Surviving an Earthquake Depends on Several Factors

By MIKE STOBBE | August 29, 2016

How long can people survive in the rubble of an earthquake?

A week or more under the best circumstances, some experts say. That means the trapped victims aren’t seriously injured, they have air to breathe and the weather isn’t too hot or too cold.

In Italy, more than 200 people have been rescued since a strong earthquake hit Wednesday, and rescue efforts are continuing. The quake struck in the middle of the night as people were sleeping, raising the possibility that more people were trapped in buildings.

The vast majority of rescues occur in the first 24 hours after a disaster. After that, the chances of survival drop as each day passes, experts say. Most victims are badly injured or buried by falling stones or other debris.

“The more serious the injury, the less the chance of survival,” said Dr. Paul Auerbach, a professor of emergency medicine at Stanford University who has been part of rescue teams after earthquakes in Haiti and Nepal.

Survival mainly depends on water, temperature and air to breathe.

“Food is not so much of an issue” – people can survive for weeks without it, said Dr. Richard Moon, a Duke University expert on survival.

But most can only last a few days without water, he added.

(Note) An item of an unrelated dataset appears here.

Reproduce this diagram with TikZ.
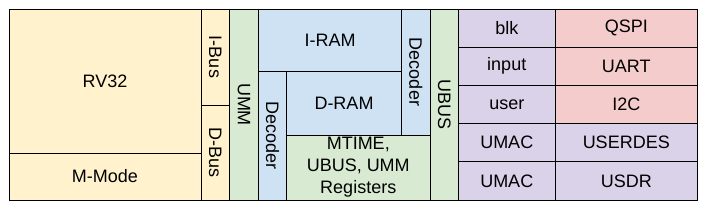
\documentclass[tikz,border=0pt]{standalone}
\usepackage{fontspec}
\setmainfont{Liberation Sans}
\usepackage{tikz}
\usetikzlibrary{positioning}
\definecolor{coreyel}{HTML}{FFF2CC}
\definecolor{busgreen}{HTML}{D9EAD3}
\definecolor{ramblue}{HTML}{CFE2F3}
\definecolor{periphpur}{HTML}{D9D2E9}
\definecolor{periphred}{HTML}{F4CCCC}
\tikzset{
	blockbox/.style={rectangle, draw=black, line width=0.9pt, inner sep=0pt,
		align=center, font=\fontsize{18}{22}\selectfont},
	vbox/.style={blockbox, rotate=-90}
}

\begin{document}
\begin{tikzpicture}[x=1pt, y=-1pt]
	\useasboundingbox (0,0) rectangle (703,209);
	% core side
	\node[blockbox, fill=coreyel, minimum width=192, minimum height=144] (rv) at (105,81) {RV32};
	\node[blockbox, fill=coreyel, minimum width=192, minimum height=47] (mmode) at (105,176.5) {M-Mode};
	\node[vbox, fill=coreyel, minimum width=96, minimum height=28.5] (ibus) at (215.25,57) {I-Bus};
	\node[vbox, fill=coreyel, minimum width=95, minimum height=28.5] (dbus) at (215.25,152.5) {D-Bus};
	\node[vbox, fill=busgreen, minimum width=191, minimum height=29] (umm) at (244,104.5) {UMM};
	% memories
	\node[blockbox, fill=ramblue, minimum width=143, minimum height=62.5] (iram) at (330,40.25) {I-RAM};
	\node[vbox, fill=ramblue, minimum width=128.5, minimum height=28] (decl) at (272.5,135.75) {Decoder};
	\node[blockbox, fill=ramblue, minimum width=115, minimum height=63.5] (dram) at (344,103.25) {D-RAM};
	\node[vbox, fill=ramblue, minimum width=126, minimum height=28.5] (decr) at (415.75,72) {Decoder};
	\node[blockbox, fill=busgreen, minimum width=143.5, minimum height=65] (regs) at (358.25,167.5) {MTIME,\\UBUS, UMM\\Registers};
	\node[vbox, fill=busgreen, minimum width=191, minimum height=28.5] (ubus) at (444.25,104.5) {UBUS};
	% peripherals
	\foreach \lt/\rt/\rc [count=\i] in {blk/QSPI/periphred, input/UART/periphred, user/I2C/periphred,
		UMAC/USERDES/periphpur, UMAC/USDR/periphpur} {
		\node[blockbox, fill=periphpur, minimum width=96.5, minimum height=38.2] (pl\i) at (506.75,{9+38.2*(\i-0.5)}) {\lt};
		\node[blockbox, fill=\rc, minimum width=142.5, minimum height=38.2] (pr\i) at (626.25,{9+38.2*(\i-0.5)}) {\rt};
	}
\end{tikzpicture}
\end{document}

The temperature is also a factor: If it’s very hot, a person can sweat and begin to overheat. “You’re losing more water” and may not make it a few days, Auerbach said.

And having enough air to breathe under the rubble is also key.

Many devastating earthquakes have been accompanied by “miracle” stories of people rescued days after many had given up hope.

In 2011, a Japanese teenager and his 80-year-old grandmother were found alive after nine days trapped in their flattened home after the earthquake and tsunami that devastated Fukushima. The year before, a 16-year-old Haitian girl trapped for 15 days was rescued from the earthquake rubble in Port-Au-Prince.

“When people are pulled out 10 days afterward, people go ‘it’s a miracle.’ And from an emotional perspective, it is a miracle. But it’s also physiologically possible,” Auerbach said.

That said, `”t’s the exception, not the rule,” he added.